What the task requires: Each line of the data that includes the string "chart" is to be copied out.

"""

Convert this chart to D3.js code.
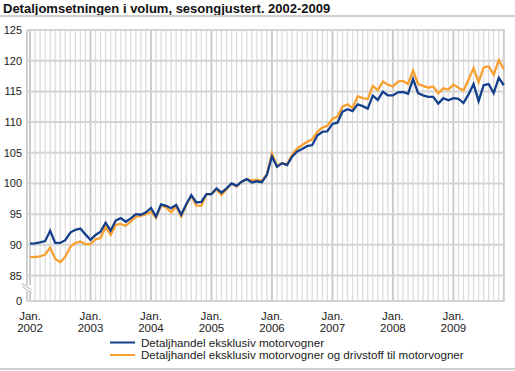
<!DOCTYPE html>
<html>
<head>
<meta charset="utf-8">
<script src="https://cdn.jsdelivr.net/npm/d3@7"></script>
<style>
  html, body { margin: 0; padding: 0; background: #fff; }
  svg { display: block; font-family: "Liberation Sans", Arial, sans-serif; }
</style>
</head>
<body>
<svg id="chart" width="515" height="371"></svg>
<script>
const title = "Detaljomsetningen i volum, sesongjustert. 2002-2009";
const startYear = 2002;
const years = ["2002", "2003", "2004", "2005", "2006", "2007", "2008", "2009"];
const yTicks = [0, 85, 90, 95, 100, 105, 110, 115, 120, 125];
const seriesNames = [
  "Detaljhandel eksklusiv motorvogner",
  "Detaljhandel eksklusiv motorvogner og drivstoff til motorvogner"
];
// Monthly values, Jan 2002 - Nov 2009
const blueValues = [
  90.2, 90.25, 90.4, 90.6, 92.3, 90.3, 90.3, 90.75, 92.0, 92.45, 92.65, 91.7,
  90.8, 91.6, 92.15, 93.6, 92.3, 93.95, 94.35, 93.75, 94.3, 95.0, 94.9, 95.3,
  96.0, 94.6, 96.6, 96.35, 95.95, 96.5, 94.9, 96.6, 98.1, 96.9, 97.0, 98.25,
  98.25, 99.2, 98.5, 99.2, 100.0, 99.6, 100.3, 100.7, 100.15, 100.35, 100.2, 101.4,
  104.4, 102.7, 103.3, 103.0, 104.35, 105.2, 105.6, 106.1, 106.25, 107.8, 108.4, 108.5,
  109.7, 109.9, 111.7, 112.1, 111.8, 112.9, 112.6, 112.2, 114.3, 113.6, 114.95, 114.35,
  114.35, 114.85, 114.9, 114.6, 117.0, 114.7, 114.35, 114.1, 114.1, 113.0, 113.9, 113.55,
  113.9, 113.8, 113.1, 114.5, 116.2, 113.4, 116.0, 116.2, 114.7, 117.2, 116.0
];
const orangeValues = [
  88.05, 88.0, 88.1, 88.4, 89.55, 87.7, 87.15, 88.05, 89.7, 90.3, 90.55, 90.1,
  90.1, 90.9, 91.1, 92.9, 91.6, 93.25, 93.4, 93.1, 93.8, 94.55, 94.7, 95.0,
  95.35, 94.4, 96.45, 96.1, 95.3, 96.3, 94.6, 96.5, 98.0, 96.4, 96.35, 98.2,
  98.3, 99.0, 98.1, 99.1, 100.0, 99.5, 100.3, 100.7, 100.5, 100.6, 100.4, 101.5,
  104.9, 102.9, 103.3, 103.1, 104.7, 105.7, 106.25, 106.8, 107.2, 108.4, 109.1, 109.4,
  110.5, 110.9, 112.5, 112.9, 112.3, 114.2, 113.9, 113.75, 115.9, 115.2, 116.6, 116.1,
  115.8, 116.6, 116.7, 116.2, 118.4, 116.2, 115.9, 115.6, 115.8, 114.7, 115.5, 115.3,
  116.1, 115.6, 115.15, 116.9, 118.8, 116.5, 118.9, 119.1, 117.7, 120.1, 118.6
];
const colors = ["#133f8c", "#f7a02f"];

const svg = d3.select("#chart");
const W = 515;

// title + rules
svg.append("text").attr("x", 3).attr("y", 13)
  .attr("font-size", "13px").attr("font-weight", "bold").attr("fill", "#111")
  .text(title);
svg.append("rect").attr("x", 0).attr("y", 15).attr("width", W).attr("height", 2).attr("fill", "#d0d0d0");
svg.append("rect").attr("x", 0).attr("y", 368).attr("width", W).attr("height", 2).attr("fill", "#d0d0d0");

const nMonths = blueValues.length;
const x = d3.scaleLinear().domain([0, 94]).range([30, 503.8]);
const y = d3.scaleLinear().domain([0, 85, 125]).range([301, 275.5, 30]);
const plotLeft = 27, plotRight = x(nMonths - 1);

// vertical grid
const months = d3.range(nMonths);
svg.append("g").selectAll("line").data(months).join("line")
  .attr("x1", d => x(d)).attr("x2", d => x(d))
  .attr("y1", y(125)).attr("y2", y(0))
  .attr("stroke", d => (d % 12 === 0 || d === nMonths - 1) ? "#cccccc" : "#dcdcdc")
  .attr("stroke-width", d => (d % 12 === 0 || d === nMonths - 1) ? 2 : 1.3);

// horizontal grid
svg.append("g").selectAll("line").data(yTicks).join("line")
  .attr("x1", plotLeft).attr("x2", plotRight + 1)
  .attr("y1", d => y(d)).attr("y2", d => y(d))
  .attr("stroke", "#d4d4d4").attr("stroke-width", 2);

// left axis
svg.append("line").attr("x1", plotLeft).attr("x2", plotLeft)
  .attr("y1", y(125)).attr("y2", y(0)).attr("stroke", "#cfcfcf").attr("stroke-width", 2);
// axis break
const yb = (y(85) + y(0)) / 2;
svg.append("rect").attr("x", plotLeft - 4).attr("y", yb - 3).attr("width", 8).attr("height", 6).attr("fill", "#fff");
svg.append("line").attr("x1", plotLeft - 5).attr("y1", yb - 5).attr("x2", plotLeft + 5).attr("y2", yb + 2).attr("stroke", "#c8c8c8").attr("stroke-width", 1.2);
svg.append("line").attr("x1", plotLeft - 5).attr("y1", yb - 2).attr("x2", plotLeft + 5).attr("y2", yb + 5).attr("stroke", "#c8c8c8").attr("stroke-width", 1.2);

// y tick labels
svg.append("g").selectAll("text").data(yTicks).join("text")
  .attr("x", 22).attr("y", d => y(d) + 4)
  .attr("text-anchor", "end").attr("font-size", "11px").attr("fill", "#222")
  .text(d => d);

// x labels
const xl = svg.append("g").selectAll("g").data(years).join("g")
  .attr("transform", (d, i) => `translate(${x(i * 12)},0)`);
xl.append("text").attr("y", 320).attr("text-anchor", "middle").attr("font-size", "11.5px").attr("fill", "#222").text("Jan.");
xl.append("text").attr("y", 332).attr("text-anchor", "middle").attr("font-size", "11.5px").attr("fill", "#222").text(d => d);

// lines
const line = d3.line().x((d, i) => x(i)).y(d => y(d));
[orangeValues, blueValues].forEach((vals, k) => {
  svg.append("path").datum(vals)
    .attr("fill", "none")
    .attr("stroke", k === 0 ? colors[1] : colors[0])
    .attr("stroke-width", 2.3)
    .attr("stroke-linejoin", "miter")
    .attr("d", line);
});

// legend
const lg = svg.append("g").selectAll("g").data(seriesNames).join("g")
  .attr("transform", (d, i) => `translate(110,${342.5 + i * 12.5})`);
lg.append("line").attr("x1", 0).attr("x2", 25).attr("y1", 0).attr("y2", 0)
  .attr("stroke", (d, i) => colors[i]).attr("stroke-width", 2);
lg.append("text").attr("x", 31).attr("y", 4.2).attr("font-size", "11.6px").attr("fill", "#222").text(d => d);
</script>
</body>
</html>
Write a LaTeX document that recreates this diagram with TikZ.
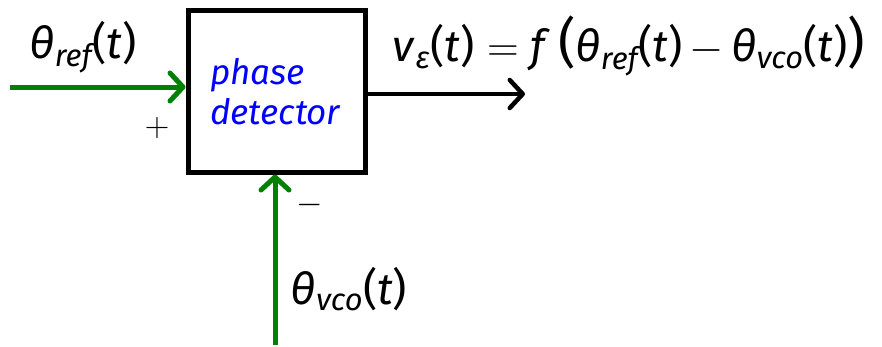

"""

Full response:
Convert this chart to D3.js code.
<svg id="chart" width="515" height="371"></svg>
const svg = d3.select("#chart");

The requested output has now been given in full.